Leitsatz
Der EuGH hat erneut entschieden, dass Gebühren, die von den beamteten Notaren Baden-Württembergs in gesellschaftsrechtlichen Angelegenheiten erhoben werden, europäischem Recht nicht standhalten. Fazit: Bei Gründungen von Kapitalgesellschaften, Kapitalerhöhungen, Sitzverlegungen und ähnlichen Vorgängen dürfen die beamteten Notare Baden-Württembergs keine Gebühren nach der bundeseinheitlichen Kostenordnung erheben, sondern sie nur nach dem entstandenen Aufwand berechnen.
Sachverhalt
Im konkreten Fall übertrug der Kläger zum Zwecke der Erhöhung des Stammkapitals seinen Anteil an der A-GmbH auf die AR Beteiligungsgesellschaft. Für die Beurkundung der Übertragung setzte der Kostenbeamte aus dem Bezirk des OLG Karlsruhe gemäß des Landesjustizkostengesetzes Notargebühren fest. Nach der Richtlinie 69/335/EWG dürfen die Mitgliedstaaten der EU jedoch keine Steuern auf einzelne Vorgänge von Kapitalgesellschaften erheben. Unter den Begriff der "Steuer" fällt auch die Erhebung von Beurkundungsgebühren beamteter Notare in Baden-Württemberg. Soweit diese Gebühren den tatsächlichen Aufwand übersteigen, sind sie verdeckte unzulässige Steuern.
Ausgangspunkt war das Urteil des EuGH v. 29.9.1999 (Modelo I), in dem entschieden wurde, dass portugiesische Notare für die Beurkundung einer Kapitalerhöhung einer Kapitalgesellschaft die von den portugiesischen Kostengesetzen vorgeschriebenen Gebühren nicht erheben dürften, da sie Beamte waren und ein Teil der Gebühren in die Staatskasse floss.
Mit Beschluss v. 21.3.2002 (Gründerzentrum) stellte der EuGH fest, dass die im Modelo-Urteil genannten Gründe auch dazu führen müssten, dass Notare in Baden entsprechende Gebühren nicht erheben dürften, da auch sie Beamte sind und die Gebühren zu einem erheblichen Teil in die Kasse des Landes Baden-Württemberg fließen.
Da die beamteten Notare in Württemberg schon immer Gläubiger der Notargebühren waren, musste das Gericht mit Urteil v. 30.6.2005 (Längst) feststellen, dass auch in Württemberg die einmal aufgestellten Grundsätze zu beachten seien.
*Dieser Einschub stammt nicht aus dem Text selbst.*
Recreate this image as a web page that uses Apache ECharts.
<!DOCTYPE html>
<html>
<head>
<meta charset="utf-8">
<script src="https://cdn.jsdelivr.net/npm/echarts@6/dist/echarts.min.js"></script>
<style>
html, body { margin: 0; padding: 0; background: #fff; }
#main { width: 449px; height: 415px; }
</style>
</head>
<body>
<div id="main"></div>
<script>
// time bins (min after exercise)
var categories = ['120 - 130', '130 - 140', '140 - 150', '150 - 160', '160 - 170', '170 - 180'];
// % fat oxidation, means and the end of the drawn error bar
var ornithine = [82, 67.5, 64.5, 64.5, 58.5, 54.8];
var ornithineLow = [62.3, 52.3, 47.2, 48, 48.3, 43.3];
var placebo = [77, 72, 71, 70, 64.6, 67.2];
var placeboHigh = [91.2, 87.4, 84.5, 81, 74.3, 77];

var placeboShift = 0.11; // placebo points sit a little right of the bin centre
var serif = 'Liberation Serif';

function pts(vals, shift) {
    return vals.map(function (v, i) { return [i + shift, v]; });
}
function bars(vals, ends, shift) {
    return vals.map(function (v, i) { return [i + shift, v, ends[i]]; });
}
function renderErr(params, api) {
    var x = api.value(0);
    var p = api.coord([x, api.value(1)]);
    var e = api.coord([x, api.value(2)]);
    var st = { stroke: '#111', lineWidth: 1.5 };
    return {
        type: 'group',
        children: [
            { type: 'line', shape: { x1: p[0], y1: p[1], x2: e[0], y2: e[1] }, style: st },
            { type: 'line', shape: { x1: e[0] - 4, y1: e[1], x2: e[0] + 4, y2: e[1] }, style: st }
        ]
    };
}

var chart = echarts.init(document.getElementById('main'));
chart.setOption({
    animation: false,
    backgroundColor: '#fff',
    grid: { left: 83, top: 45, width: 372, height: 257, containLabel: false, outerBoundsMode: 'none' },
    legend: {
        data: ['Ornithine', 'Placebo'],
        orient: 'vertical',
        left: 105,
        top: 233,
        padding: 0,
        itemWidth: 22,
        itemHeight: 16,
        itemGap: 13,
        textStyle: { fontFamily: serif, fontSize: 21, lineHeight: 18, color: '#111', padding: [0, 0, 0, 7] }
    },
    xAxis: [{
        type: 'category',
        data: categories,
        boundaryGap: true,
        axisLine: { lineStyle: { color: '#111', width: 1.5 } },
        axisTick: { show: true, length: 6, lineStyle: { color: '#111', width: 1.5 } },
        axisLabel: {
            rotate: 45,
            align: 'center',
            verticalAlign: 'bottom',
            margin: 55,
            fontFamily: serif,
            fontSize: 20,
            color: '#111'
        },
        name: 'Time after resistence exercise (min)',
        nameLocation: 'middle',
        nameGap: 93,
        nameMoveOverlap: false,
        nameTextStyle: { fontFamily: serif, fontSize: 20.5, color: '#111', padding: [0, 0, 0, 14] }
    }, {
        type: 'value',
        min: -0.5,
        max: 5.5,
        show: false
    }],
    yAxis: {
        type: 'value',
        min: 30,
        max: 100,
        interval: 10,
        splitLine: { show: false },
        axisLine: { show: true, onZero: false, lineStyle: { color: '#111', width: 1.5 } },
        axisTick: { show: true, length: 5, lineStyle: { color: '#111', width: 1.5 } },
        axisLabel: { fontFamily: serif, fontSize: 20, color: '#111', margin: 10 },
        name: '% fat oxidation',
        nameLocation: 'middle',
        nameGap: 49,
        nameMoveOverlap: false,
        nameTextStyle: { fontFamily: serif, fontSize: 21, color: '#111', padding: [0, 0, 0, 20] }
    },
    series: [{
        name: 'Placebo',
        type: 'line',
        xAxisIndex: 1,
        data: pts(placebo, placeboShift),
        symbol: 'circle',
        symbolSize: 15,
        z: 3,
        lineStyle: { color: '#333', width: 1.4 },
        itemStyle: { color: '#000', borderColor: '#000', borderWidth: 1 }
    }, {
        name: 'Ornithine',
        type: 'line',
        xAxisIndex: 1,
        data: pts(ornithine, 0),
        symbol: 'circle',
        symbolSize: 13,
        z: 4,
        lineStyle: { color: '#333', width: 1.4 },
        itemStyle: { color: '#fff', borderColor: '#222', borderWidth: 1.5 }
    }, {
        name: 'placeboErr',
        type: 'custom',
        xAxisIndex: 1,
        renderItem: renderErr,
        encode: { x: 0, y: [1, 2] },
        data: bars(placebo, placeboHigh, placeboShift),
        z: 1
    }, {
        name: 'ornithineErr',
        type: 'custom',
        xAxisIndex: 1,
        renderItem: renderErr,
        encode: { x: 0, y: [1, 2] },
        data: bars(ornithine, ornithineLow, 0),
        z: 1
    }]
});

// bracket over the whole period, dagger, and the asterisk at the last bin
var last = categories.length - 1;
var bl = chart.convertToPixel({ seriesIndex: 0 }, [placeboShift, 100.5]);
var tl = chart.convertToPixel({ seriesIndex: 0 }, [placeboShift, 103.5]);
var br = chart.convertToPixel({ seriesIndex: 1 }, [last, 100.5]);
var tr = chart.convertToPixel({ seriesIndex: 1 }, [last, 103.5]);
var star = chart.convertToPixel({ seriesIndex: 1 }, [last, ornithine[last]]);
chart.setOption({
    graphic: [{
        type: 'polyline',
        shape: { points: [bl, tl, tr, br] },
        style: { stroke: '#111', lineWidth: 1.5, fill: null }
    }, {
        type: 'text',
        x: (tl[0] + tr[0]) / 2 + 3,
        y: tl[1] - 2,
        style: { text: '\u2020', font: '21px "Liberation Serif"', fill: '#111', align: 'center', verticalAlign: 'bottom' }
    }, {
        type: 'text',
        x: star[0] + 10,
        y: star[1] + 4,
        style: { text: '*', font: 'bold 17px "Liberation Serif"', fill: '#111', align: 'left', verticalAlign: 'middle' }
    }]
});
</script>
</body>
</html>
Darauf hin hat das Land Baden-Württemberg 2005 das Landesjustizkostengesetz geändert, alle beamteten Notare in Baden-Württemberg zu Gebührengläubigern gemacht und bestimmt, dass den Notaren bei den entsprechenden gesellschaftsrechtlichen Vorgängen ab 1.6.2002 85 % der Beurkundungsgebühren überlassen werden. Die restlichen 15 % wurden als Aufwand des Landes deklariert, die einen Ausgleich für die Überlassung der Büroräume und der personellen und sachlichen Ausstattung der Notare darstellten.
Jetzt hat der EuGH aber entschieden, dass auch die Überlassung von 85 % der erhobenen Gebühr an den Notar nicht dazu führen kann, die Notariatsgebühr nicht als Steuer im Sinne der Richtlinie 69/335/EWG zu werten. Damit steht nun wohl endgültig fest, dass beamtete Notare (gibt es nur in Baden-Württemberg) bei Gründungen von Kapitalgesellschaften, Kapitalerhöhungen, Sitzverlegungen und ähnlichen Vorgängen keine Gebühren nach der bundeseinheitlichen Kostenordnung erheben, sondern die Gebühren nur nach dem entstandenen Aufwand berechnen dürfen.
Hinweis
Die beamteten Notare befürchten nun eine erhebliche Nachfrage nach Beurkundungen im gesellschaftsrechtlichen Bereich aus ganz Deutschland. Nach der gesetzlichen Bestimmung des § 15 BNotO dürfen sie ihre Urkundstätigkeit nicht verweigern und aufgrund der gesunkenen Gebühren könnte die Beurkundungsbereitschaft deutlich wachsen.
Link zur Entscheidung
EuGH, Urteil v. 28.06.2007, C-466/03 (Reiss).